Start of RECORDED INFORMATION

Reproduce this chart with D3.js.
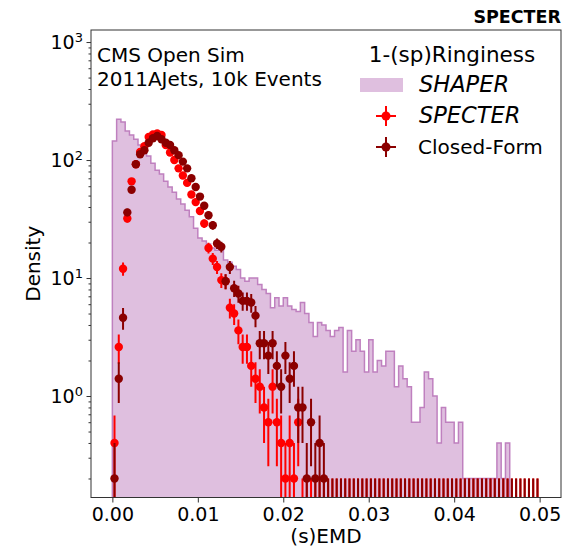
<!DOCTYPE html>
<html>
<head>
<meta charset="utf-8">
<script src="https://cdn.jsdelivr.net/npm/d3@7"></script>
<style>
  html, body { margin: 0; padding: 0; background: #fff; }
  svg { display: block; }
  text { font-family: "DejaVu Sans", sans-serif; fill: #000; }
</style>
</head>
<body>
<svg id="chart" width="572" height="550"></svg>
<script>
// Histogram binning: 100 bins of width 0.0005 starting at 0
const binStart = 0;
const binWidth = 0.0005;
const binCount = 100;
const countUnit = 0.2; // density of a single event in one bin

// SHAPER 1-(sp)Ringiness density per bin
const shaperDensity = [
  145, 222, 210, 176, 163, 150, 134, 122, 108, 94,
  82, 76, 66, 59, 53.4, 46.8, 42.4, 37.6, 33, 26.4,
  21.8, 20.6, 19.4, 18, 17.2, 18.4, 14.2, 13.6, 12.6, 11.8,
  10, 9.4, 10, 10, 8.8, 8, 7.4, 5.6, 6.8, 5.8,
  6.8, 5.8, 5.4, 5.2, 6.2, 5, 4.2, 3.2, 4.2, 4,
  3.6, 3.2, 3.6, 3.8, 1.6, 3.6, 2.4, 3, 2.4, 1.6,
  3, 1.6, 2, 1.8, 2.4, 2.4, 1.2, 1.8, 1.4, 1.2,
  0.6, 0.6, 0.8, 1.6, 1.4, 1, 0.4, 0.8, 0.6, 0.6,
  0.4, 0.6, 0.2, 0.2, 0.2, 0.2, 0.2, 0.2, 0.2, 0.2,
  0.4, 0.2, 0.4, 0, 0, 0, 0, 0, 0, 0
];

// SPECTER density per bin (bins beyond the list are empty)
const specterDensity = [
  0.4, 2.6, 12, 32, 66, 92, 117, 131, 157, 165,
  168, 163, 134, 116, 100, 85, 74, 64, 51, 44,
  37, 29, 18, 14.6, 12.4, 9.6, 9.4, 5.6, 5, 3.6,
  2.6, 2.6, 1.8, 1.4, 1.2, 0.8, 0.6, 1.2, 0.6, 0.4,
  0.2, 0.4, 0.2, 0.6
];

// Closed-Form density per bin (bins beyond the list are empty)
const closedDensity = [
  0.2, 1.4, 4.6, 36, 56, 92, 112, 121, 140, 153,
  160, 150, 140, 134, 121, 110, 97, 85, 70, 59,
  49, 41, 34, 28, 19.6, 18.4, 9.4, 12.4, 8.2, 7.4,
  6.4, 6.4, 6.2, 4.8, 2.8, 2.8, 2.2, 2.8, 1.8, 1.2,
  2.2, 1.4, 1.8, 0.8, 0.8, 0.2, 0.6, 0.2, 0.4, 0.2
];

const xTicks = [0, 0.01, 0.02, 0.03, 0.04, 0.05];
const yMajorExp = [0, 1, 2, 3];

const colors = {
  shaperFill: "#dfbfdf",
  shaperLine: "#bf80bf",
  specter: "#ff0000",
  closed: "#8b0000",
  frame: "#333333"
};

const svg = d3.select("#chart");
const frame = { left: 91, right: 561, top: 30, bottom: 497.5 };

const x = d3.scaleLinear().domain([-0.0025, 0.0525]).range([frame.left, frame.right]);
const y = d3.scaleLog().domain([0.138, 1265]).range([frame.bottom, frame.top]);

const plot = svg.append("g");
plot.append("defs").append("clipPath").attr("id", "plotClip")
  .append("rect")
  .attr("x", frame.left).attr("y", frame.top)
  .attr("width", frame.right - frame.left).attr("height", frame.bottom - frame.top);

const clipped = plot.append("g").attr("clip-path", "url(#plotClip)");

const bins = d3.range(binCount).map(i => {
  const lo = binStart + i * binWidth;
  return { i, lo, hi: lo + binWidth, mid: lo + binWidth / 2 };
});

const yOf = v => (v > 0 ? y(v) : frame.bottom + 2);

// SHAPER step-filled histogram
const stepPts = [[x(bins[0].lo), frame.bottom + 2]];
bins.forEach(b => {
  const v = shaperDensity[b.i] || 0;
  stepPts.push([x(b.lo), yOf(v)]);
  stepPts.push([x(b.hi), yOf(v)]);
});
stepPts.push([x(bins[binCount - 1].hi), frame.bottom + 2]);
const stepLine = d3.line();
clipped.append("path")
  .attr("d", stepLine(stepPts) + "Z")
  .attr("fill", colors.shaperFill)
  .attr("stroke", colors.shaperLine)
  .attr("stroke-width", 1.5)
  .attr("stroke-linejoin", "miter");

// Points with Poisson error bars
function drawSeries(values, color) {
  const g = clipped.append("g");
  const rows = bins.map(b => {
    const v = values[b.i] || 0;
    const err = v > 0 ? Math.sqrt(v * countUnit) : countUnit;
    return { b, v, lo: v - err, hi: v + err };
  });
  g.selectAll("line.err").data(rows).join("line")
    .attr("class", "err")
    .attr("x1", d => x(d.b.mid)).attr("x2", d => x(d.b.mid))
    .attr("y1", d => (d.lo > 0 ? y(d.lo) : frame.bottom + 2))
    .attr("y2", d => y(d.hi))
    .attr("stroke", color).attr("stroke-width", 2);
  g.selectAll("circle").data(rows.filter(d => d.v > 0)).join("circle")
    .attr("cx", d => x(d.b.mid)).attr("cy", d => y(d.v))
    .attr("r", 4.2).attr("fill", color);
}
drawSeries(specterDensity, colors.specter);
drawSeries(closedDensity, colors.closed);

// Frame
plot.append("rect")
  .attr("x", frame.left).attr("y", frame.top)
  .attr("width", frame.right - frame.left).attr("height", frame.bottom - frame.top)
  .attr("fill", "none").attr("stroke", colors.frame).attr("stroke-width", 1);

// X axis
const xAxis = d3.axisBottom(x).tickValues(xTicks).tickFormat(d3.format(".2f"))
  .tickSize(5).tickPadding(5);
const gx = svg.append("g").attr("transform", `translate(0,${frame.bottom})`).call(xAxis);
gx.select(".domain").remove();
gx.selectAll(".tick line").attr("stroke", colors.frame);
gx.selectAll(".tick text").attr("font-size", 19).attr("font-family", "DejaVu Sans");

// Y axis: minor ticks
const yMinor = [];
for (let e = -1; e <= 3; e++) {
  for (let m = 2; m <= 9; m++) {
    const v = m * Math.pow(10, e);
    if (v >= y.domain()[0] && v <= y.domain()[1]) yMinor.push(v);
  }
}
const gyMinor = svg.append("g").attr("transform", `translate(${frame.left},0)`)
  .call(d3.axisLeft(y).tickValues(yMinor).tickSize(2.5).tickFormat(""));
gyMinor.select(".domain").remove();
gyMinor.selectAll(".tick line").attr("stroke", colors.frame);

// Y axis: major ticks with power-of-ten labels
const yMajor = yMajorExp.map(e => Math.pow(10, e));
const gy = svg.append("g").attr("transform", `translate(${frame.left},0)`)
  .call(d3.axisLeft(y).tickValues(yMajor).tickSize(4.5).tickFormat(""));
gy.select(".domain").remove();
gy.selectAll(".tick line").attr("stroke", colors.frame);
gy.selectAll(".tick").each(function (d, i) {
  const t = d3.select(this).append("text")
    .attr("x", -14).attr("dy", "0.36em")
    .attr("text-anchor", "end")
    .attr("font-size", 19).attr("fill", "#000");
  t.append("tspan").text("10");
  t.append("tspan").attr("dy", "-0.55em").attr("font-size", 13).text(String(yMajorExp[i]));
});
// keep superscript to the right of the base text
gy.selectAll(".tick text").attr("text-anchor", "start").each(function () {
  const w = this.getComputedTextLength();
  d3.select(this).attr("x", -8 - w);
});

// Axis titles
svg.append("text")
  .attr("x", (frame.left + frame.right) / 2).attr("y", 543)
  .attr("text-anchor", "middle").attr("font-size", 20)
  .text("(s)EMD");
svg.append("text")
  .attr("transform", `translate(40,${(frame.top + frame.bottom) / 2}) rotate(-90)`)
  .attr("text-anchor", "middle").attr("font-size", 20)
  .text("Density");

// Corner title
svg.append("text")
  .attr("x", frame.right).attr("y", 23)
  .attr("text-anchor", "end").attr("font-size", 17.5).attr("font-weight", "bold")
  .text("SPECTER");

// Dataset annotation
const note = svg.append("g");
note.append("text").attr("x", 97).attr("y", 62).attr("font-size", 20).text("CMS Open Sim");
note.append("text").attr("x", 97).attr("y", 86).attr("font-size", 20).text("2011AJets, 10k Events");

// Legend
const legend = svg.append("g");
legend.append("text")
  .attr("x", 452).attr("y", 62).attr("text-anchor", "middle").attr("font-size", 21.5)
  .text("1-(sp)Ringiness");

legend.append("rect")
  .attr("x", 360).attr("y", 78).attr("width", 43).attr("height", 14)
  .attr("fill", colors.shaperFill);

function legendMarker(cy, color) {
  const cx = 386;
  legend.append("line").attr("x1", cx - 10).attr("x2", cx + 10).attr("y1", cy).attr("y2", cy)
    .attr("stroke", color).attr("stroke-width", 2);
  legend.append("line").attr("x1", cx).attr("x2", cx).attr("y1", cy - 10).attr("y2", cy + 10)
    .attr("stroke", color).attr("stroke-width", 2);
  legend.append("circle").attr("cx", cx).attr("cy", cy).attr("r", 4.5).attr("fill", color);
}
legendMarker(116, colors.specter);
legendMarker(147, colors.closed);

const mathStyle = t => t.attr("font-family", "Liberation Serif, serif")
  .attr("font-style", "italic").attr("font-size", 22.5);
mathStyle(legend.append("text").attr("x", 419).attr("y", 92).text("SHAPER"));
mathStyle(legend.append("text").attr("x", 419).attr("y", 123).text("SPECTER"));
legend.append("text").attr("x", 418).attr("y", 154).attr("font-size", 20).text("Closed-Form");
</script>
</body>
</html>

End of RECORDED INFORMATION

Return nothing but the lines running from the start of the data to the line with "const countUnit = 0.2;", please, both ends included and no pictures.

[TASK ANSWER]
Reproduce this chart with D3.js.
<!DOCTYPE html>
<html>
<head>
<meta charset="utf-8">
<script src="https://cdn.jsdelivr.net/npm/d3@7"></script>
<style>
  html, body { margin: 0; padding: 0; background: #fff; }
  svg { display: block; }
  text { font-family: "DejaVu Sans", sans-serif; fill: #000; }
</style>
</head>
<body>
<svg id="chart" width="572" height="550"></svg>
<script>
// Histogram binning: 100 bins of width 0.0005 starting at 0
const binStart = 0;
const binWidth = 0.0005;
const binCount = 100;
const countUnit = 0.2; // density of a single event in one bin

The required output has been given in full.